If this deconstruction is what one might expect from Derrida, his conclusion pushed beyond the scholastic definitions of "politics" and "theory" to show why Occupy is perceived as a threat to the state that requires counterinsurgency tactics. Developing Benjamin's assertion that a general strike is "the right to use force"--which is not at all the same as violence--on the part of labor in the same way that the state claims the right to enforce law, Derrida asserted:

There is something of the general strike, and thus of the revolutionary situation in every reading that founds something new and that remains unreadable in regard to established canons and norms of reading that is to say the present state of reading of what figures the State, with a capital S, in the state of possible reading.

For Bloomberg, the New York Times and the other mediatic apparatus of the one percent, Occupy is and remains unreadable so it must be eliminated as pollution. Asserting at his press conference that the decision to evict was "mine alone," Bloomberg sought to restore the authority of the State for his one percent class. His comment made it clear first that he wished to be regarded as the heroic leader, justifying his claim to authority; and that he had simply decided in the manner of King George and consulted no lawyers or other functionaries, let alone the lonely occupant of the White House, who once again missed his opportunity.

Bloomberg's action was, then, a classic admission of failure, the failure to understand and communicate. In an indication of the absurdity of it all, the simple tent has now become the latest purported weapon of insurgency, banned from Zuccotti--but not Union Square, where a large tented holiday market is up until December 25. Tents were even banned from sale anywhere near the Occupy London site at St Paul's Cathedral.

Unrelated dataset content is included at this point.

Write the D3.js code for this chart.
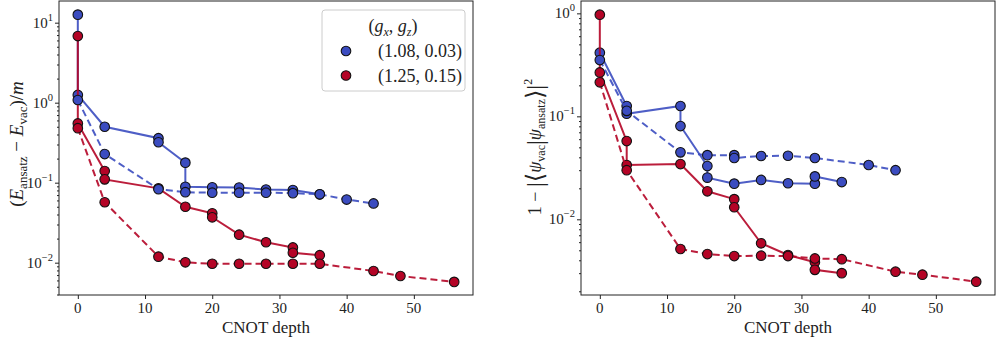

Today the City of London Corporation filed an eviction notice to Occupy London, specifically indicating that

the Orders sought will not prevent lawful and peaceful protest in this general area and is directed at the tents and other structures.

Serious legal debate is now being pursued relating to the right to bear sleeping-bags. When the veil was banned in France, the performance duo Niqabitch parodied the ban by wearing a niqa with miniskirts.

On the N17 demonstrations, and thereafter, let's wear tents in whatever way we can.

Benjamin understood the general strike to be different from an ordinary strike

in the determination to resume only a wholly transformed work, no longer enforced by the state, an upheaval that the strike not so much causes as consummates.

In this way, most of the strikes cited by Rosa Luxemburg in her 1906 pamphlet on the general strike were local, spontaneous actions. These strikes were “general” not because everyone took part but because their aim was a general transformation and renunciation of domination. Benjamin saw this vision of revolt as not being violent but rather as “deep, moral, and genuinely revolutionary.” The right to look. The invention of the other. Or even, as Arundhati Roy put it today to OWS, "the right to dream."